*Given records:*
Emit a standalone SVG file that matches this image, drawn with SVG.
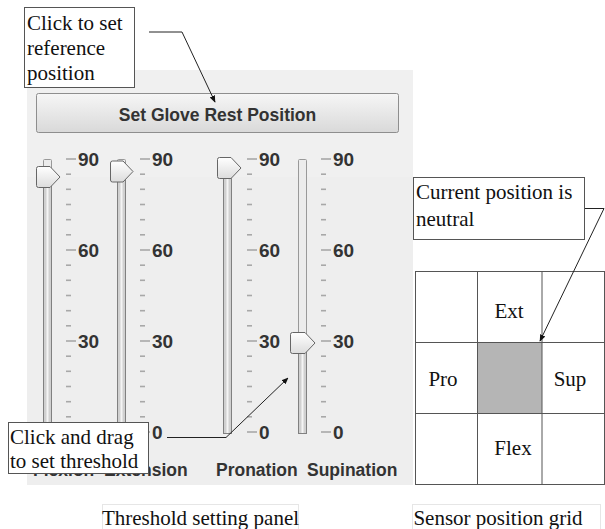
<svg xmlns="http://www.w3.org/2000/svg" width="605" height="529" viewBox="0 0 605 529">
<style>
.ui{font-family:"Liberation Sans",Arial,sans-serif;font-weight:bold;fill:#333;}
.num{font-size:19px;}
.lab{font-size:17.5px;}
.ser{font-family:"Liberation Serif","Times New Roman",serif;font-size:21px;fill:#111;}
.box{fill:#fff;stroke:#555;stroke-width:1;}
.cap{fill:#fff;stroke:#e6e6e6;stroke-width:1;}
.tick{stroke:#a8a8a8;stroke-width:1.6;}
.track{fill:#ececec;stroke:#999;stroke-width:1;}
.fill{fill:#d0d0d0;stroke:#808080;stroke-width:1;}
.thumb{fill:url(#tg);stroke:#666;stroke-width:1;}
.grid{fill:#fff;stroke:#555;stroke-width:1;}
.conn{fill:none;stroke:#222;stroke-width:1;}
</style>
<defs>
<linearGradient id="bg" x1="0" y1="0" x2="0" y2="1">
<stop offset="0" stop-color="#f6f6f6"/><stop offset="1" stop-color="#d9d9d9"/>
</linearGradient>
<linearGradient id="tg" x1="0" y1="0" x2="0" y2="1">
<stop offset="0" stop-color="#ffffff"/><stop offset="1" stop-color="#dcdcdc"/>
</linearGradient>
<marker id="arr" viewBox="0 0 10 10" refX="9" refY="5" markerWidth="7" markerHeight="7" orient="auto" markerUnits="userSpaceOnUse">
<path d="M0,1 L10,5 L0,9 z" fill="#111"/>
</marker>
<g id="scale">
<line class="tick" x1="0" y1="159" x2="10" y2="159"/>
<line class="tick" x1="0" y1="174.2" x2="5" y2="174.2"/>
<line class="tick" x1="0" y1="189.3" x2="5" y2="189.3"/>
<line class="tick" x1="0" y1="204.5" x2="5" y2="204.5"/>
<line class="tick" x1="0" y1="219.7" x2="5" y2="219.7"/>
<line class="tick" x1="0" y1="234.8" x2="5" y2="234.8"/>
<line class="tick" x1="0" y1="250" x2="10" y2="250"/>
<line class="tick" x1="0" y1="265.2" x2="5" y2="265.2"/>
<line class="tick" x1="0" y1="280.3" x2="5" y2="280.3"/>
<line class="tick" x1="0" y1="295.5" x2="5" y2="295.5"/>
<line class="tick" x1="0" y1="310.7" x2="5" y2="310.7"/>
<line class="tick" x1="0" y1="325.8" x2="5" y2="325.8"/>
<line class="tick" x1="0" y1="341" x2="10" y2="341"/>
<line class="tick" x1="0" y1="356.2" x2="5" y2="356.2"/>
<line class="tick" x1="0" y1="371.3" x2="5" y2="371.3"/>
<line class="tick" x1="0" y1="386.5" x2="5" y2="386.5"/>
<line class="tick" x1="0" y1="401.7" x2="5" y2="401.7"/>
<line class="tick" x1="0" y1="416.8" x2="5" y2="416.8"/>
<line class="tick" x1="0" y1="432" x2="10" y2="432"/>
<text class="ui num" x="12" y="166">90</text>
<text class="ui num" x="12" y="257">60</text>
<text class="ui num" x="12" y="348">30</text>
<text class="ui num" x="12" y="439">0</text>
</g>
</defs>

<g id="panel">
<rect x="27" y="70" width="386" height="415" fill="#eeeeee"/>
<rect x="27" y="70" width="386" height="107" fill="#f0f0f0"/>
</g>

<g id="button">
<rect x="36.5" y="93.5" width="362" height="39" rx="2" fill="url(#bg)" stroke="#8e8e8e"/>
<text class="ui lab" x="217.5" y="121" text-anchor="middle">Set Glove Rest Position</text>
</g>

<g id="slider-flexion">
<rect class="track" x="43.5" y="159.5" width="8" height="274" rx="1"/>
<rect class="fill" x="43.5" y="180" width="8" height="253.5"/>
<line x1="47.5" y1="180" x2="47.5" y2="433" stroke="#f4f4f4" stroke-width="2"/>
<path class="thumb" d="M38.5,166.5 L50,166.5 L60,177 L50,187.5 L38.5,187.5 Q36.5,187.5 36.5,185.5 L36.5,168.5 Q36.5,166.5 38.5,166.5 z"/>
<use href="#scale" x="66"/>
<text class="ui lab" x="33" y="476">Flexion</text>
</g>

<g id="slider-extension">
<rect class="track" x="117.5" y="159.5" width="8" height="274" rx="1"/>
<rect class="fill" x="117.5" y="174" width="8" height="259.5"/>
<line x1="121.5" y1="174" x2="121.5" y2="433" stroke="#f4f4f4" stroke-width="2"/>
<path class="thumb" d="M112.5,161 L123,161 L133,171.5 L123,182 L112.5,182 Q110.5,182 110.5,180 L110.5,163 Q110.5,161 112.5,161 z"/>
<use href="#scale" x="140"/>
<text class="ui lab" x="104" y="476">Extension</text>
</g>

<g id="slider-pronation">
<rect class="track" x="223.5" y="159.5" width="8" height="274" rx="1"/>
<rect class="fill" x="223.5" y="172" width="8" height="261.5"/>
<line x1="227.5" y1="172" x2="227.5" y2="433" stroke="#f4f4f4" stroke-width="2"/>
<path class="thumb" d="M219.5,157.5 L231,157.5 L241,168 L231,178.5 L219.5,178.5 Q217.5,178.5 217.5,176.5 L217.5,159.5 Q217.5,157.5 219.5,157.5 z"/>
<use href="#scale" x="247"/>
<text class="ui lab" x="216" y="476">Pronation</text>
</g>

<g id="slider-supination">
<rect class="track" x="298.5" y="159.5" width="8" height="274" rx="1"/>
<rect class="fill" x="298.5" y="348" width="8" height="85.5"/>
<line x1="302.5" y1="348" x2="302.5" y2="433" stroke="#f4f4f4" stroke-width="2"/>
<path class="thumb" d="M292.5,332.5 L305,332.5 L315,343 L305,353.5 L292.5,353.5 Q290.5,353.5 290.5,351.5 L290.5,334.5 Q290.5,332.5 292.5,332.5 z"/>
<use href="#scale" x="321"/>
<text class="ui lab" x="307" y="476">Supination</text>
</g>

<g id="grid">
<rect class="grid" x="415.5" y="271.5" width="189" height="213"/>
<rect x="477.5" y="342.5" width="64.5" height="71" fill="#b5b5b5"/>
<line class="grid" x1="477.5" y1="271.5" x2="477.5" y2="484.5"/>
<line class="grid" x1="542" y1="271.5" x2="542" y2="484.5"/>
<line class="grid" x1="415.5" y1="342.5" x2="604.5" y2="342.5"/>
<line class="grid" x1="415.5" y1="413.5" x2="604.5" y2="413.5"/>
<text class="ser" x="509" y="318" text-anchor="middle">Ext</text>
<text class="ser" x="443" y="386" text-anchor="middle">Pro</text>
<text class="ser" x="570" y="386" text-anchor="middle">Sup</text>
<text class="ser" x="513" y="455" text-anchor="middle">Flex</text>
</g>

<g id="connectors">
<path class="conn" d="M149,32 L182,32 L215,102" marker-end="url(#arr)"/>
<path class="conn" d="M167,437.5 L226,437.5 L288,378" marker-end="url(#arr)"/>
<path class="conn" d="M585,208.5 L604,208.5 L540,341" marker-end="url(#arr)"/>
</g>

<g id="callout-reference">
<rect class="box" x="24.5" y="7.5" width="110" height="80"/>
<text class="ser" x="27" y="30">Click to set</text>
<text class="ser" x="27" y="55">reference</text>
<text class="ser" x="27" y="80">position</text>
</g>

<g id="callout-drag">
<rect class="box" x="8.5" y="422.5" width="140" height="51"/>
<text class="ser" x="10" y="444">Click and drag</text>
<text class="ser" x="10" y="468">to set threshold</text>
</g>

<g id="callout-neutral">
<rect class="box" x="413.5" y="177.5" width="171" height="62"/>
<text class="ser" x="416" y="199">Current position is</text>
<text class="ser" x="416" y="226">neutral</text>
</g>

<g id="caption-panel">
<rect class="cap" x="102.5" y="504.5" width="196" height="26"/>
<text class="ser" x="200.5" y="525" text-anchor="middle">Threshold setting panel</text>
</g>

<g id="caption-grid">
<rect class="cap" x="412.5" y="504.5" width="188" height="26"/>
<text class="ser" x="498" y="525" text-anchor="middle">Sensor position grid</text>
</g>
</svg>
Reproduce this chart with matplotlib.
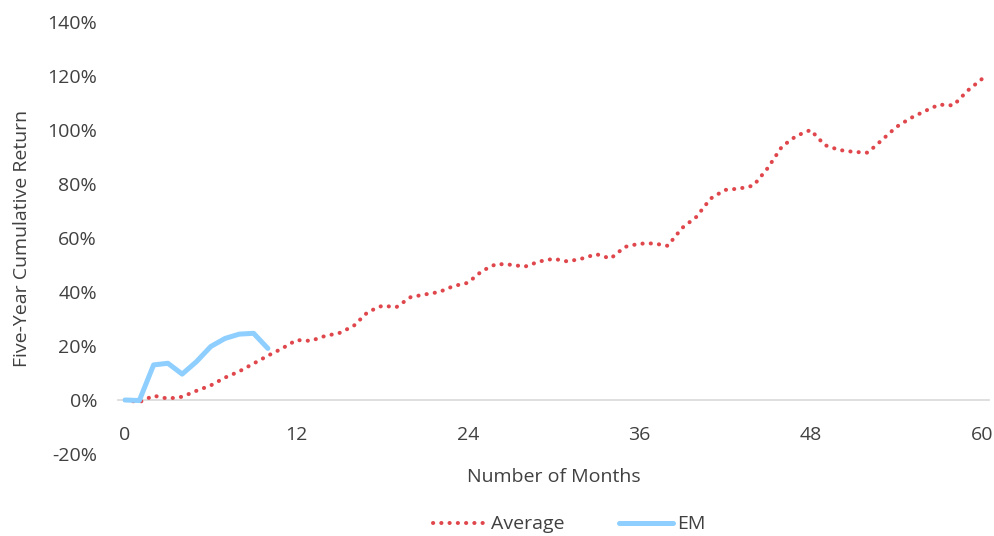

*Written problem:*
Count how many lines hold the string "with" and give that number alone.

*Solution for this task:*
2